Perhaps we can suggest an answer based on the comments of Rav Yosef Salant in his Be'er Yosef, and Rav Eliyahu Lopian in his Lev Eliyahu. They say that while Rashi's comments at the beginning of the parsha, that the term chukas haTorah - 'statute of the Torah' - in the context of the parah adumah, refers to those laws, which the nations of the world criticize the Jews for, because they seem to make no sense, it can also be explained as referring the manner in which God runs the universe, which, to the human being seems to make no sense. Only God, in His infinite wisdom, knows what He does. Just as it is necessary to accept all the laws of the Torah as coming from God's infinite wisdom, even when we don't understand them, so, too, must we accept His running of the universe as coming from His infinite wisdom, even when we don't understand it.

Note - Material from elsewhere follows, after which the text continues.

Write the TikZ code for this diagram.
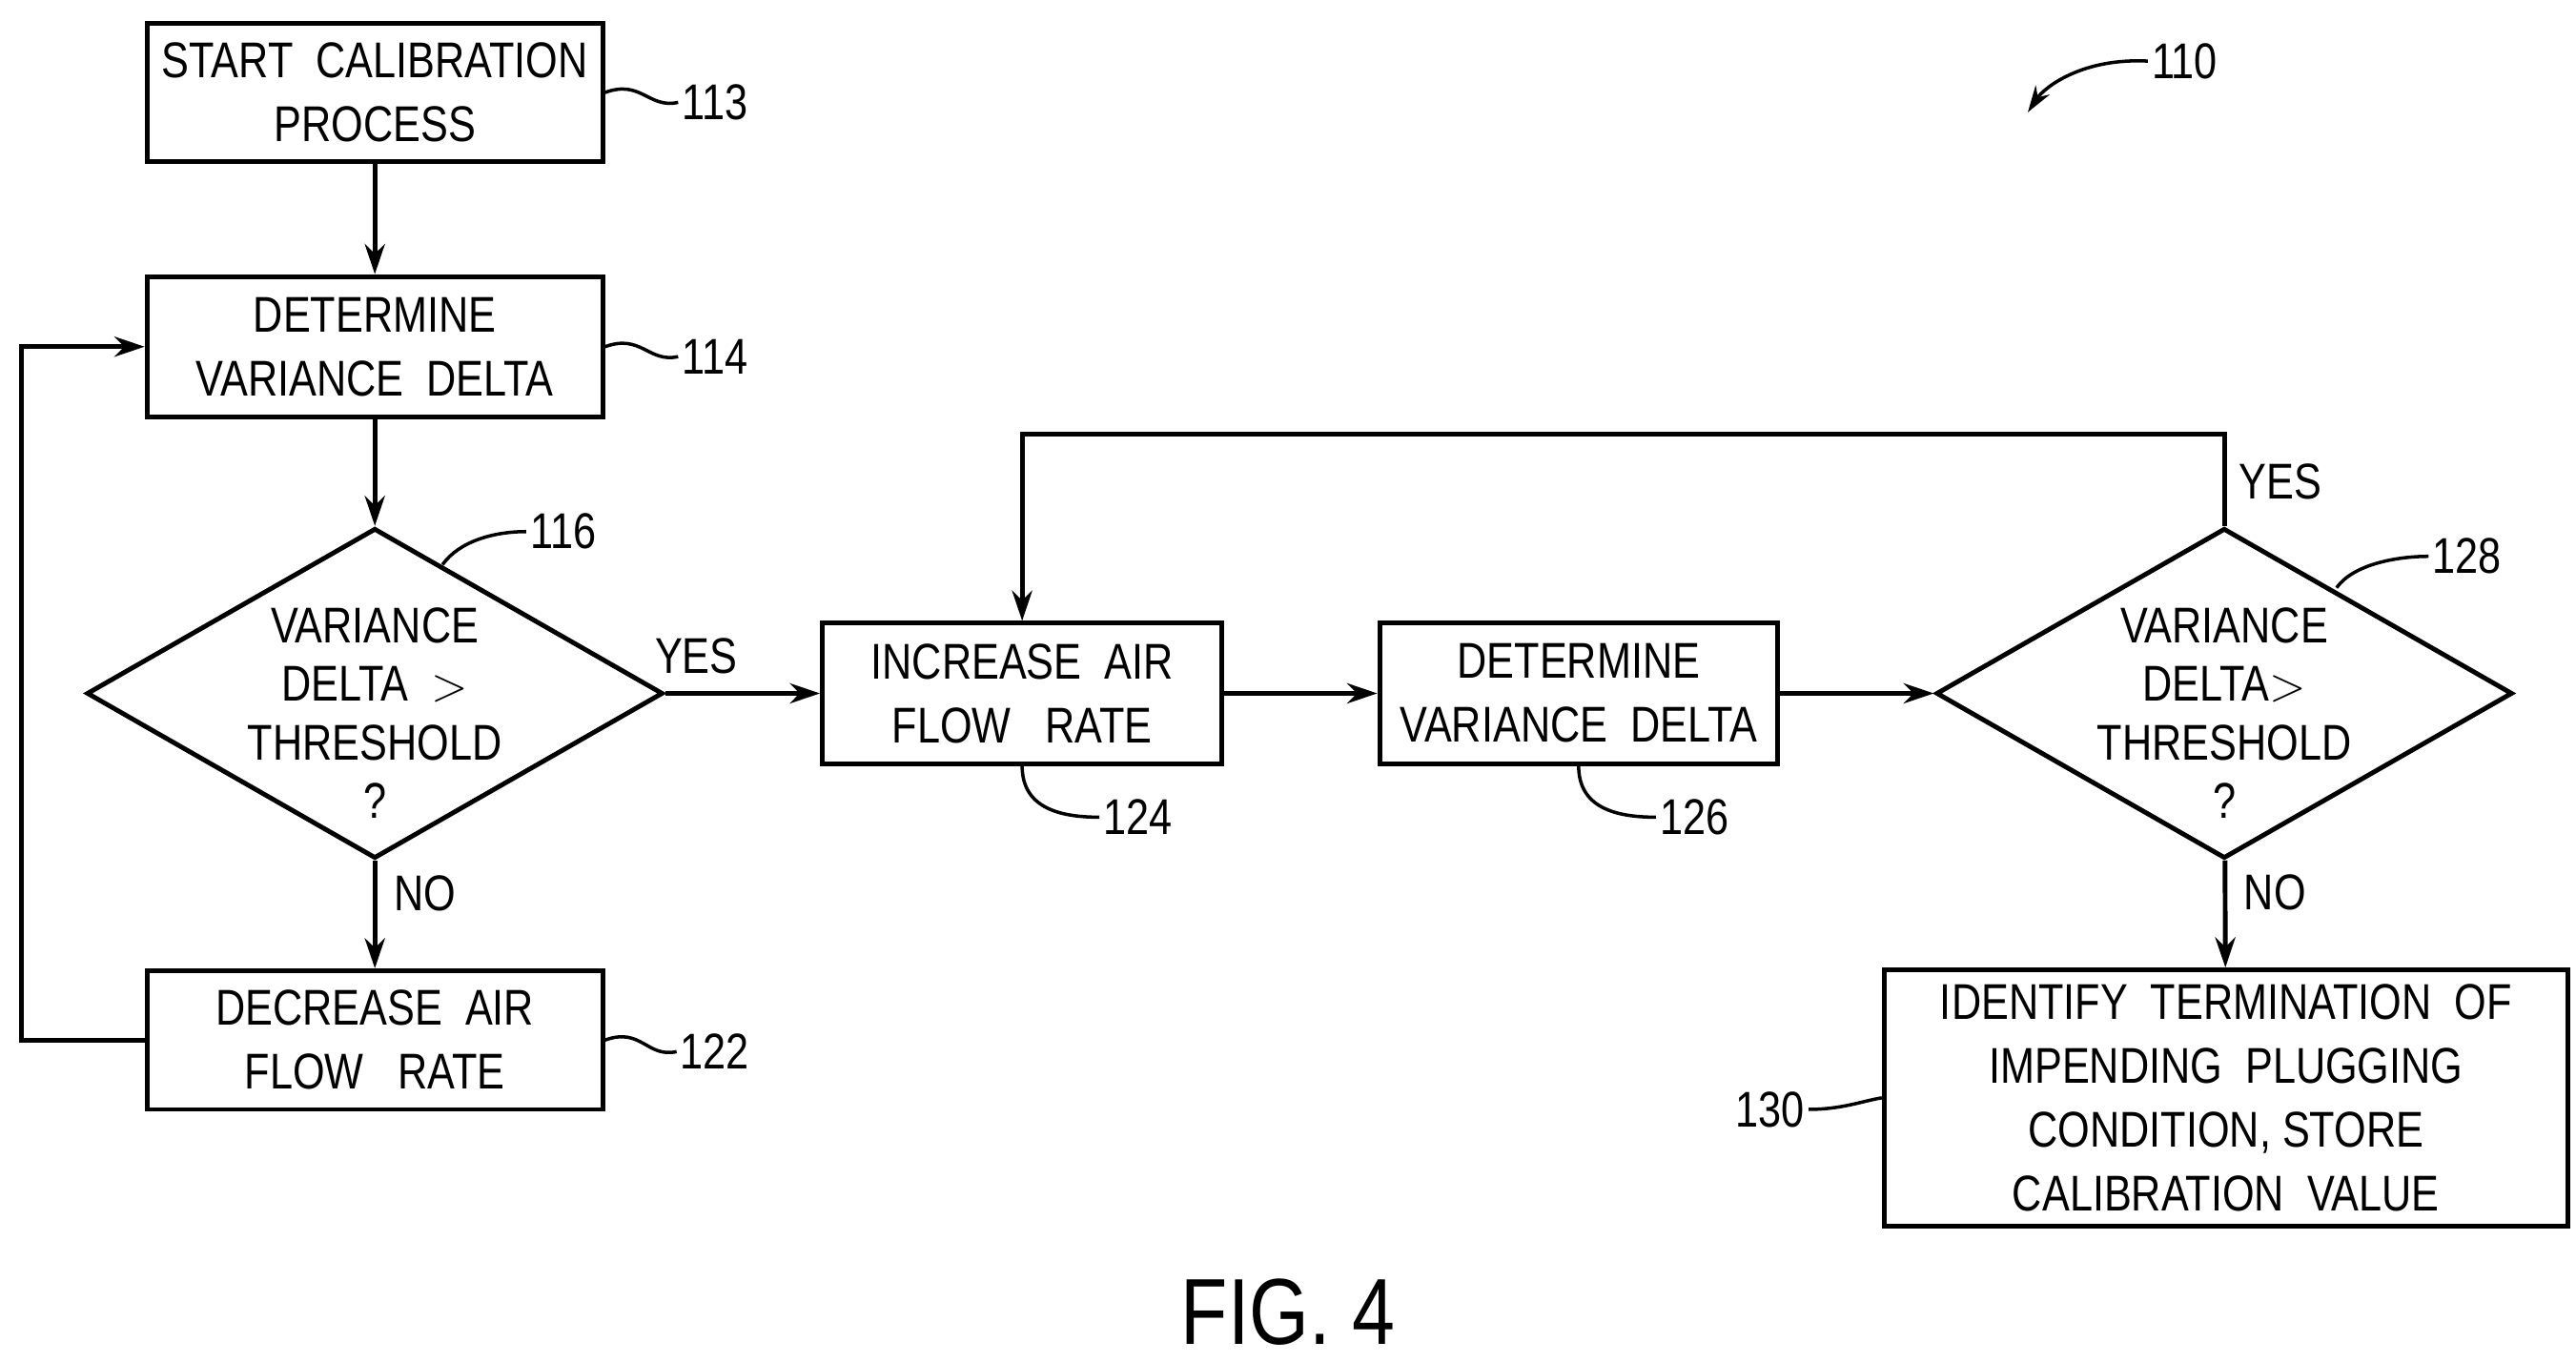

Following this explanation of the term ' chukas haTorah,' we can reconcile the two Rashis in regard to parah adumah. While it is true that the nation worshipped the eigel only after the laws of parah adumah were given at Marah, the underlying cause of that worship existed already, before Marah. People turn to idolatry when they feel that life's challenges are beyond their control, and that by turning to an idol, which is really only a projection of the human himself (see Henri Frankfort's work, Before Philosophy), he can control of his own life. The laws of parah adumah teach us that it is God who is in control, even when we don't understand His ways, and we must submit to His decisions. This notion had to be inculcated in the people, and, as the Ramban explains, in Parshas Beshalach, the laws given at Marah were meant for the nation to study and become familiar with while they were on their journey from Egypt. The message taught by the laws of the parah adumah, which seem to be self-contradictory, in that the ashes of the parah simultaneously purify some people and defile others, serve as an example of chukas haTorah, and just as we must submit to all of God's laws, so, too, must we submit to the manner in which He conducts the universe.